Traditional binary data can be only a 0 or a 1 at any given time. But imagine if data could be both a 0 and a 1 at the same time?
It sounds simple, but such a change would enable exponentially faster computation. Add specialized hardware, and users of this new type of computing power could perform faster analytics and predictions, empowering advances in a broad range of areas including cybersecurity, fraud detection and early disease detection, to name a few.
It may sound like science fiction, but it’s actually all quite possible with quantum computing. Quantum computing has the potential to tackle large mathematical problems supercomputers can’t even touch. And while it’s long been limited to science fiction, quantum computing is becoming reality, and quite quickly.
Possibilities and challenges
The primary hurdle scientists are working to overcome today has to do with the scalability of quantum, which is limited by the extreme cooling required to keep quantum bits (qubits) stable and to keep the equipment required to read and write quantum data working. Currently, qubits must be cooled to cryogenic temperatures to preserve quantum states.
But getting the cooling issue and other challenges around quantum computing figured out could come with huge rewards. Quantum computing has the potential to unleash promising, data-laden applications that include artificial intelligence, Big Data and the Internet of Things.
Though companies like Google, IBM and Intel are developing new semiconductor chips specifically to handle high-speed machine learning, quantum computing has the potential to take things to a whole new level.
It’s still in its infancy, but quantum science is attracting big investments, and those investments have the potential to push quantum forward more quickly.
"A growing number of enterprises are already committing resources to exploring how to apply quantum computing,"said David Schatsky, managing director at Deloitte. "The stakes appear to be too high to ignore this still-nascent technology."
Quantum attracted $147 million in venture capital in the last three years alone, and $2.2 billion in government funding globally, according to a Deloitte analysis, based on CB Insights data.
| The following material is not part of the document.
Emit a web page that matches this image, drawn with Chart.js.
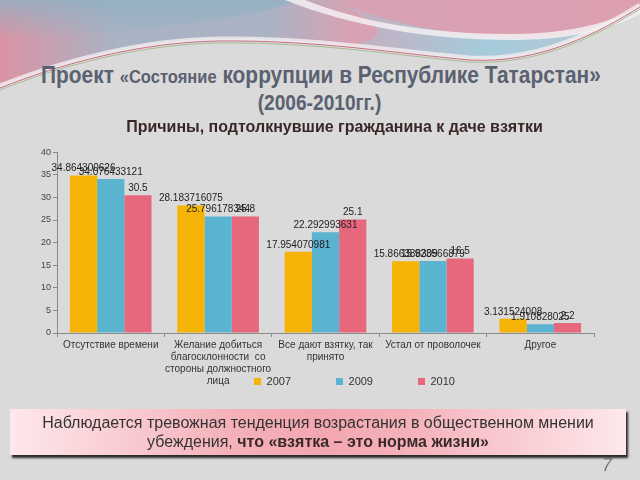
<!DOCTYPE html>
<html>
<head>
<meta charset="utf-8">
<script src="https://cdn.jsdelivr.net/npm/chart.js@4"></script>
<style>
  body { margin: 0; width: 640px; height: 480px; background: #dadada; position: relative; overflow: hidden; font-family: "Liberation Sans", Arial, sans-serif; }
  #decor { position: absolute; left: 0; top: 0; }
  #slideTitle { position: absolute; left: 0; top: 62px; width: 640px; text-align: center; white-space: nowrap; color: #5a6170; font-weight: bold; font-size: 24px; line-height: 25px; transform: scaleX(0.87); transform-origin: 316px 0; }
  #slideTitle .small { font-size: 19px; }
  #slideTitle .year { font-size: 22px; }
  #chartBox { position: absolute; left: 18px; top: 112px; width: 612px; height: 343px; }
  #note { position: absolute; left: 10px; top: 409px; width: 616px; height: 46px; box-sizing: border-box; background: linear-gradient(to right, #fde8eb 0%, #f5b2ba 35%, #f3a6b0 50%, #f5b2ba 65%, #fde8eb 100%); box-shadow: 2px 3px 2px #2a2a2a; text-align: center; color: #333; font-size: 16px; line-height: 19px; padding-top: 4px; }
  #note b { color: #3a2a2a; }
  #page { position: absolute; left: 602px; top: 455px; font-size: 18px; font-style: italic; color: #777; }
</style>
</head>
<body>
<svg id="decor" width="640" height="120">
  <defs>
    <linearGradient id="band" x1="0" y1="0" x2="1" y2="0">
      <stop offset="0" stop-color="#dc93a4"/>
      <stop offset="0.18" stop-color="#a8b3c4"/>
      <stop offset="0.42" stop-color="#aab3c3"/>
      <stop offset="0.55" stop-color="#d7a2b3"/>
      <stop offset="1" stop-color="#dc9fb0"/>
    </linearGradient>
    <linearGradient id="shade" x1="0" y1="0" x2="0" y2="1">
      <stop offset="0" stop-color="#8fb1c3" stop-opacity="0.8"/>
      <stop offset="1" stop-color="#8fb1c3" stop-opacity="0"/>
    </linearGradient>
    <linearGradient id="sky" x1="0" y1="0" x2="1" y2="0">
      <stop offset="0" stop-color="#c9a9ba"/>
      <stop offset="0.5" stop-color="#9fd0e0"/>
      <stop offset="1" stop-color="#b9c8d2"/>
    </linearGradient>
  </defs>
  <path d="M0,0 H640 V5 C600,30 540,62 470,58 C400,52 320,38 220,39 C140,40 60,62 0,86 Z" fill="url(#band)"/>
  <path d="M0,0 H300 C250,20 150,30 0,40 Z" fill="url(#shade)"/>
  <path d="M330,0 C380,20 440,36 520,38 C570,38 610,28 640,12 V5 C600,30 540,62 470,58 C430,55 390,50 350,45 C380,40 400,30 330,0 Z" fill="url(#sky)" opacity="0.9"/>
  <path d="M285,0 H305 C360,22 430,34 510,34 C570,34 610,22 640,8 V14 C610,30 570,40 510,40 C430,40 350,26 285,0 Z" fill="#f4f0f2" opacity="0.85"/>
  <path d="M0,86 C60,62 140,40 220,39 C320,38 400,52 470,58 C540,62 600,30 640,5" fill="none" stroke="#f2eef0" stroke-width="5" opacity="0.8"/>
  <path d="M0,88 C60,64 140,42 220,41 C320,40 400,54 470,60 C540,64 600,32 640,7" fill="none" stroke="#c86a80" stroke-width="1"/>
  <path d="M0,90 C60,66 140,44 220,43 C320,42 400,56 470,62 C540,66 600,34 640,9" fill="none" stroke="#9bb67e" stroke-width="1" opacity="0.8"/>
</svg>
<div id="slideTitle">Проект <span class="small">«Состояние</span> коррупции в Республике Татарстан»<br><span class="year">(2006-2010гг.)</span></div>
<div id="chartBox"><canvas id="chart"></canvas></div>
<div id="note">Наблюдается тревожная тенденция возрастания в общественном мнении<br>убеждения, <b>что «взятка – это норма жизни»</b></div>
<div id="page">7</div>
<script>
const categories = [
  ["Отсутствие времени"],
  ["Желание добиться", "благосклонности  со", "стороны должностного", "лица"],
  ["Все дают взятку, так", "принято"],
  ["Устал от проволочек"],
  ["Другое"],
];
const years = ["2007", "2009", "2010"];
const values2007 = [34.864300626, 28.183716075, 17.954070981, 15.866388309, 3.131524008];
const values2009 = [34.076433121, 25.796178344, 22.292993631, 15.923566879, 1.910828025];
const values2010 = [30.5, 25.8, 25.1, 16.5, 2.2];
const yMax = 40;
const yStep = 5;

const colors = ["#f4b306", "#5ab3cf", "#e7677d"];

// value labels over each bar (no datalabels plugin offline)
const valueLabels = {
  id: "valueLabels",
  afterDatasetsDraw(chart) {
    const ctx = chart.ctx;
    ctx.save();
    ctx.font = "10px 'Liberation Sans', Arial, sans-serif";
    ctx.fillStyle = "#222";
    ctx.textAlign = "center";
    ctx.textBaseline = "bottom";
    chart.data.datasets.forEach((ds, i) => {
      chart.getDatasetMeta(i).data.forEach((bar, j) => {
        ctx.fillText(String(ds.data[j]), bar.x, bar.y - 2);
      });
    });
    ctx.restore();
  },
};

// move title / legend like on the slide (legend sits beside the long label)
const nudge = {
  id: "nudge",
  afterLayout(chart) {
    chart.titleBlock.left += 18;
    chart.titleBlock.right += 18;
    chart.legend.left += 38;
    chart.legend.right += 38;
    chart.legend.top -= 58;
    chart.legend.bottom -= 58;
  },
};

const chart = new Chart(document.getElementById("chart"), {
  type: "bar",
  data: {
    labels: categories,
    datasets: [
      { label: years[0], data: values2007, backgroundColor: colors[0] },
      { label: years[1], data: values2009, backgroundColor: colors[1] },
      { label: years[2], data: values2010, backgroundColor: colors[2] },
    ],
  },
  options: {
    responsive: true,
    maintainAspectRatio: false,
    animation: false,
    categoryPercentage: 0.76,
    barPercentage: 1,
    layout: { padding: { left: 21, right: 36, top: 0, bottom: 0 } },
    plugins: {
      title: {
        display: true,
        text: "Причины, подтолкнувшие гражданина к даче взятки",
        color: "#3a2828",
        font: { size: 16, weight: "bold", family: "'Liberation Sans', Arial, sans-serif" },
        padding: { top: 6, bottom: 15 },
      },
      legend: {
        position: "bottom",
        labels: {
          boxWidth: 7,
          boxHeight: 7,
          padding: 45,
          color: "#333",
          font: { size: 11 },
        },
      },
      tooltip: { enabled: false },
    },
    scales: {
      x: {
        grid: { drawOnChartArea: false, tickLength: 4, color: "#8a8a8a" },
        border: { color: "#8a8a8a" },
        ticks: { color: "#333", font: { size: 10 }, maxRotation: 0, autoSkip: false, padding: 2 },
        afterFit(scale) { scale.height = 56; },
      },
      y: {
        min: 0,
        max: yMax,
        grid: { drawOnChartArea: false, tickLength: 4, color: "#8a8a8a" },
        border: { color: "#8a8a8a" },
        ticks: { stepSize: yStep, color: "#444", font: { size: 9 }, padding: 2 },
      },
    },
  },
  plugins: [valueLabels, nudge],
});
</script>
</body>
</html>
The advanced computing is no longer confined to academic research labs and start-up companies. Big tech companies are also placing bets that quantum will soon drive innovation across industries.
Google recently announced that it plans to produce a viable quantum computer in the next five years, and startups Rigetti and D-Wave as well as established players like Microsoft and Intel have been investing in quantum too. Intel recently invested $50 million to help develop the technology.
Quantum as a Service?
Until there is a breakthrough to make quantum computers viable onsite and allow companies to fully build quantum computing into their operations, some companies are working to offer Quantum as a Service.
Earlier this year, IBM announced it wants to start providing enterprise partners with access to quantum computing systems as soon as this year. Dubbed "IBM Q," the quantum systems and services will be delivered via the IBM Cloud platform and are "designed to tackle problems that are too complex and exponential in nature for classical computing systems to handle," according to the announcement.
IBM also announced the release of a new API that will allow developers and programmers to build interfaces between its cloud-based quantum computer and classical computers. Big Blue plans to release a quantum-related Software Development Kit later this year.
Once it becomes reality, there are many ways quantum computing or quantum services could be employed in the enterprise. Schatsky recently examined how quantum computing could impact a broad range of industries ranging from finance to life sciences to manufacturing as part of his "Signals for Strategists" blog on Deloitte University Press.
For example, Schatsky points out that financial institutions such as Barclays and Goldman Sachs are investigating the use of quantum computing in areas such as "portfolio optimization, asset pricing, capital project budgeting and data security." Other organizations are exploring applications in logistics, aerospace, industrial chemistry and energy.
"For instance, the standard process for manufacturing fertilizer uses some 2% to 5% of global natural gas production each year," wrote Schatsky. "Quantum simulation could lead to the discovery of a more efficient process that could save billions of dollars and trillions of cubic feet of natural gas annually."
Of course, quantum computing also presents risks because all that power could potentially be used for malicious purposes. Imagine a cyberattack using quantum computing, for example.
"When quantum computing becomes a reality, many public-key algorithms will become obsolete," said Kevin Curran, an IEEE senior member and senior lecturer in Computer Science at the University of Ulster.
Fortunately, Curran says at the same time scientists are working to make quantum computing a reality, cryptographers are creating new algorithms to prepare for a time when quantum computing could pose a threat.
"Technologies such as quantum key distribution will provide us with a means to communicate securely, while post-quantum cryptography will ensure that our encrypted data remains safe, even during brute-force attacks by a quantum computer," said Curran. "But the threat that quantum computing poses is to the security of public key algorithms. Most symmetric cryptographic algorithms (symmetric ciphers and hash functions) are believed to be relatively secure against attacks by quantum computers."